LONDON (Reuters) - The BBC faced mounting pressure on Tuesday over why it pays some women less than men in equivalent jobs, with lawmakers as well as Britain’s anti-discrimination watchdog asking questions about the resignation of China Editor Carrie Gracie.
Angry over the revelation that she was paid significantly less than male peers, the respected China specialist quit her post to fight against what she called the “secretive and illegal BBC pay culture”.
Her resignation came after pay disclosures by the BBC, which is funded by a fee levied on TV viewers in Britain, dismayed many of its female staff by showing apparent discrepancies between what men and women were paid for similar work.

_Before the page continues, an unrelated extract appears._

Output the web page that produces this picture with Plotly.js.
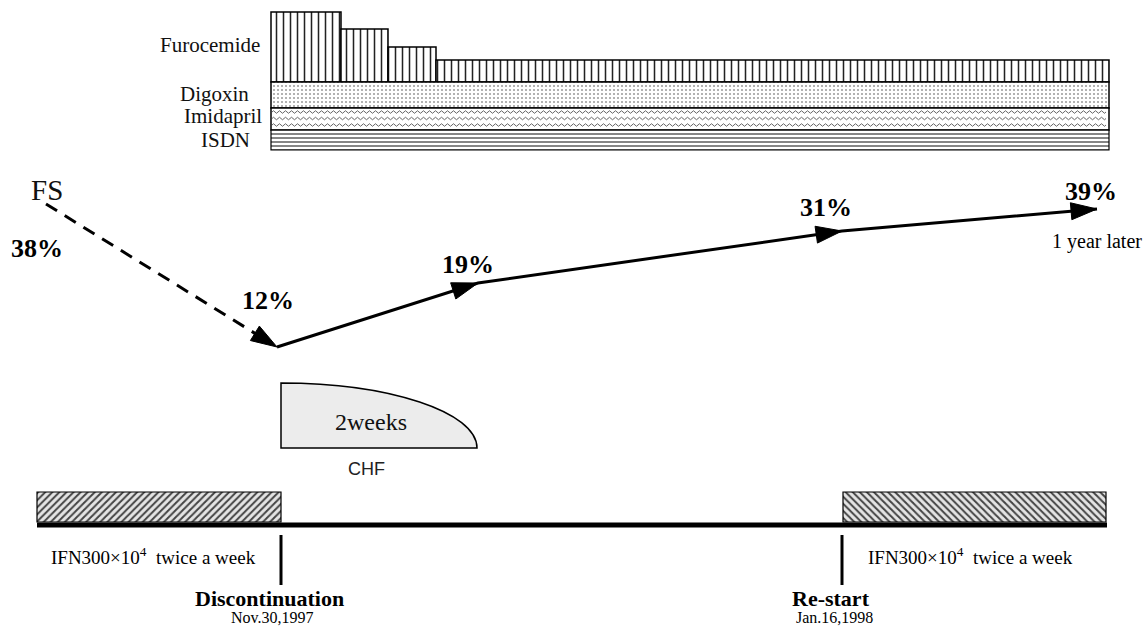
<!DOCTYPE html>
<html><head><meta charset="utf-8">
<script src="https://cdn.plot.ly/plotly-3.0.1.min.js"></script>
<style>html,body{margin:0;padding:0;background:#fff}#plot{width:1148px;height:631px}</style>
</head><body><div id="plot"></div>
<script>
// ---------- data (schematic diagram units) ----------
const drugNames = ['Furocemide', 'Digoxin', 'Imidapril', 'ISDN'];
const furoStart = [271, 341, 388, 436];      // step start along time
const furoEnd   = [341, 388, 436, 1109];     // step end along time
const furoDose  = [70, 53, 35, 22];          // relative dose (bar height)
const drugStart = 271, drugEnd = 1109;

const fsLabels = ['38%', '12%', '19%', '31%', '39%'];
const fsValues = [38, 12, 19, 31, 39];
const fsTime   = [46, 277, 478, 842, 1097];   // schematic time
const fsLevel  = [204, 347, 283, 231, 209];   // schematic level on drawing

const ifnStart = [37, 843];
const ifnEnd   = [281, 1106];
const timelineStart = 37, timelineEnd = 1107;
const events = ['Discontinuation', 'Re-start'];
const eventDates = ['Nov.30,1997', 'Jan.16,1998'];
const eventTime = [281, 842];
const chfStart = 281, chfEnd = 477;

// ---------- layout helpers ----------
const SERIF = 'Liberation Serif, Times New Roman, serif';
const traces = [];
const shapes = [];
const ann = [];

const rowFuroBottom = 82, rowDig = [82, 108], rowImi = [108, 130], rowIsdn = [130, 150];

// Furocemide steps
traces.push({
  type: 'bar', orientation: 'v',
  x: furoStart.map((s, i) => (s + furoEnd[i]) / 2),
  width: furoStart.map((s, i) => furoEnd[i] - s),
  base: furoStart.map(() => rowFuroBottom),
  y: furoDose.map(d => -d),
  marker: {color: '#fff', line: {color: '#000', width: 1.5},
    pattern: {shape: '|', size: 7, solidity: 0.22, fgcolor: '#222', bgcolor: '#fff'}},
  hoverinfo: 'skip', showlegend: false
});
// Digoxin
traces.push({
  type: 'bar', x: [(drugStart + drugEnd) / 2], width: [drugEnd - drugStart],
  base: [rowDig[0]], y: [rowDig[1] - rowDig[0]],
  marker: {color: '#fff', line: {color: '#000', width: 1.5},
    pattern: {shape: '.', size: 4, solidity: 0.2, fgcolor: '#999', bgcolor: '#fff'}},
  hoverinfo: 'skip', showlegend: false
});
// Imidapril
traces.push({
  type: 'bar', x: [(drugStart + drugEnd) / 2], width: [drugEnd - drugStart],
  base: [rowImi[0]], y: [rowImi[1] - rowImi[0]],
  marker: {color: '#fff', line: {color: '#000', width: 1.5}},
  hoverinfo: 'skip', showlegend: false
});
// ISDN
traces.push({
  type: 'bar', x: [(drugStart + drugEnd) / 2], width: [drugEnd - drugStart],
  base: [rowIsdn[0]], y: [rowIsdn[1] - rowIsdn[0]],
  marker: {color: '#fff', line: {color: '#000', width: 1.2},
    pattern: {shape: '-', size: 4, solidity: 0.3, fgcolor: '#333', bgcolor: '#fff'}},
  hoverinfo: 'skip', showlegend: false
});
// wavy texture for Imidapril
[112, 118.5, 125].forEach(yy => {
  let p = `M ${drugStart + 1},${yy}`;
  let first = true;
  for (let xx = drugStart + 1; xx + 6 <= drugEnd - 1; xx += 6) {
    if (first) { p += ` Q ${xx + 1.5},${yy - 2.5} ${xx + 3},${yy}`; first = false; }
    else p += ` T ${xx + 3},${yy}`;
    p += ` T ${xx + 6},${yy}`;
  }
  shapes.push({type: 'path', path: p, xref: 'x', yref: 'y', line: {color: '#555', width: 0.9}});
});

// drug labels
const labelY = [45, 94, 116, 140];
const labelX = [262, 251, 264, 252];
drugNames.forEach((n, i) => ann.push({x: labelX[i], y: labelY[i], text: n, showarrow: false,
  xanchor: 'right', yanchor: 'middle', font: {family: SERIF, size: 21, color: '#111'}}));

// IFN boxes
traces.push({
  type: 'bar', x: [(ifnStart[0] + ifnEnd[0]) / 2], width: [ifnEnd[0] - ifnStart[0]],
  base: [522], y: [-30],
  marker: {color: '#ddd', line: {color: '#000', width: 1.2},
    pattern: {shape: '/', size: 5, solidity: 0.4, fgcolor: '#444', bgcolor: '#e4e4e4'}},
  hoverinfo: 'skip', showlegend: false
});
traces.push({
  type: 'bar', x: [(ifnStart[1] + ifnEnd[1]) / 2], width: [ifnEnd[1] - ifnStart[1]],
  base: [522], y: [-30],
  marker: {color: '#ddd', line: {color: '#000', width: 1.2},
    pattern: {shape: '\\', size: 5, solidity: 0.4, fgcolor: '#444', bgcolor: '#e4e4e4'}},
  hoverinfo: 'skip', showlegend: false
});

// timeline
traces.push({type: 'scatter', mode: 'lines', x: [timelineStart, timelineEnd], y: [525, 525],
  line: {color: '#000', width: 5}, hoverinfo: 'skip', showlegend: false});
eventTime.forEach((t, i) => {
  traces.push({type: 'scatter', mode: 'lines', x: [t, t], y: [535, 585],
    line: {color: '#000', width: 3}, hoverinfo: 'skip', showlegend: false});
});
const eventLabelX = [269, 831];
const eventDateX = [272, 834];
events.forEach((e, i) => {
  ann.push({x: eventLabelX[i], y: 598, text: '<b>' + e + '</b>', showarrow: false, xanchor: 'center', yanchor: 'middle',
    font: {family: SERIF, size: 22, color: '#000'}});
  ann.push({x: eventDateX[i], y: 617, text: eventDates[i], showarrow: false, xanchor: 'center', yanchor: 'middle',
    font: {family: SERIF, size: 16, color: '#000'}});
});
const ifnTextX = [49, 866];
ifnTextX.forEach(x => ann.push({x: x, y: 556, text: 'IFN300×10<sup>4</sup>  twice a week', showarrow: false,
  xanchor: 'left', yanchor: 'middle', font: {family: SERIF, size: 19, color: '#000'}}));

// CHF shape
const chfTop = 383, chfBottom = 448;
const a = chfEnd - chfStart, b = chfBottom - chfTop, k = 0.5523;
shapes.push({type: 'path', xref: 'x', yref: 'y',
  path: `M ${chfStart},${chfBottom} L ${chfStart},${chfTop} C ${chfStart + k * a},${chfTop} ${chfEnd},${chfBottom - k * b} ${chfEnd},${chfBottom} Z`,
  fillcolor: '#ececec', line: {color: '#000', width: 1.5}});
ann.push({x: 371, y: 422, text: '2weeks', showarrow: false, font: {family: SERIF, size: 24, color: '#111'}});
ann.push({x: 366, y: 469, text: 'CHF', showarrow: false, font: {family: 'Liberation Sans, Arial, sans-serif', size: 18, color: '#222'}});

// FS course
function head(tx, ty, fx, fy, len, hw) {
  const dx = tx - fx, dy = ty - fy, L = Math.hypot(dx, dy), ux = dx / L, uy = dy / L;
  const bx = tx - ux * len, by = ty - uy * len;
  return {type: 'path', xref: 'x', yref: 'y', fillcolor: '#000', line: {color: '#000', width: 1},
    path: `M ${tx},${ty} L ${bx - uy * hw},${by + ux * hw} L ${bx + uy * hw},${by - ux * hw} Z`};
}
{
  const dx = fsTime[1] - fsTime[0], dy = fsLevel[1] - fsLevel[0], L = Math.hypot(dx, dy);
  traces.push({type: 'scatter', mode: 'lines',
    x: [fsTime[0], fsTime[1] - dx / L * 24], y: [fsLevel[0], fsLevel[1] - dy / L * 24],
    line: {color: '#000', width: 3, dash: '13px,9px'}, hoverinfo: 'skip', showlegend: false});
}
traces.push({type: 'scatter', mode: 'lines', x: fsTime.slice(1), y: fsLevel.slice(1),
  line: {color: '#000', width: 3}, hoverinfo: 'skip', showlegend: false});
for (let i = 1; i < fsTime.length; i++) {
  shapes.push(head(fsTime[i], fsLevel[i], fsTime[i - 1], fsLevel[i - 1], 26, 8.5));
}
ann.push({x: 47, y: 190, text: 'FS', showarrow: false, xanchor: 'center', font: {family: SERIF, size: 29, color: '#111'}});
const fsLabX = [37, 268, 468, 826, 1091];
const fsLabY = [248, 300, 264, 207, 191];
fsLabels.forEach((l, i) => ann.push({x: fsLabX[i], y: fsLabY[i], text: '<b>' + l + '</b>', showarrow: false,
  xanchor: 'center', yanchor: 'middle', font: {family: SERIF, size: 26, color: '#000'}}));
ann.push({x: 1097, y: 241, text: '1 year later', showarrow: false, font: {family: SERIF, size: 20, color: '#000'}});

const layout = {
  width: 1148, height: 631, margin: {l: 0, r: 0, t: 0, b: 0},
  paper_bgcolor: '#fff', plot_bgcolor: '#fff', barmode: 'overlay', bargap: 0,
  xaxis: {range: [0, 1148], visible: false, fixedrange: true},
  yaxis: {range: [631, 0], visible: false, fixedrange: true},
  shapes: shapes, annotations: ann, showlegend: false
};
Plotly.newPlot('plot', traces, layout, {staticPlot: true});
</script></body></html>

“The brilliant women working at all levels of the BBC deserve better,” said Matt Hancock, newly appointed minister for culture and media, during a hastily arranged debate on BBC pay in parliament.
He also suggested that some of its prominent men were paid too much by a publicly funded organisation - a charge often levelled at the BBC by rival British media and other critics.
“The BBC have begun to act and I welcome that, but more action, much more action is needed, especially when BBC foreign editors can earn more than Her Majesty’s ambassadors in the same jurisdiction,” he said.
Lawmaker Damian Collins, who chairs parliament’s media committee, announced he had invited the BBC’s Director-General Tony Hall to appear before the committee to answer questions about pay inequality at a session this month.
Collins also invited Gracie to give evidence during the same session and said the committee may also hear from other BBC reporters, raising the prospect of uncomfortable scenes for Hall and BBC management as a whole.
“Have been invited to give evidence to parliamentary selected committee on #equalpay for #BBCwomen. Yes! Let’s sort this pay mess now,” Gracie said on Twitter.
Separately, the Equalities and Human Rights Commission, in charge of enforcing anti-discrimination laws, said it was asking the BBC for information about its pay policy and the facts in Gracie’s case.
“We will consider whether further action is required based on this information,” said the commission, which can use courts and tribunals to enforce people’s rights.
The BBC did not comment on the statements from the commission or from Collins, but reiterated that its gender pay gap was significantly better than the national average.
Hall has pledged to close the gender pay gap by 2020.
Gracie has disclosed that she was paid 135,000 pounds ($182,440) a year as China Editor. Her counterpart Jon Sopel, the North America Editor, is paid between 200,000 and 250,000 pounds according to the BBC.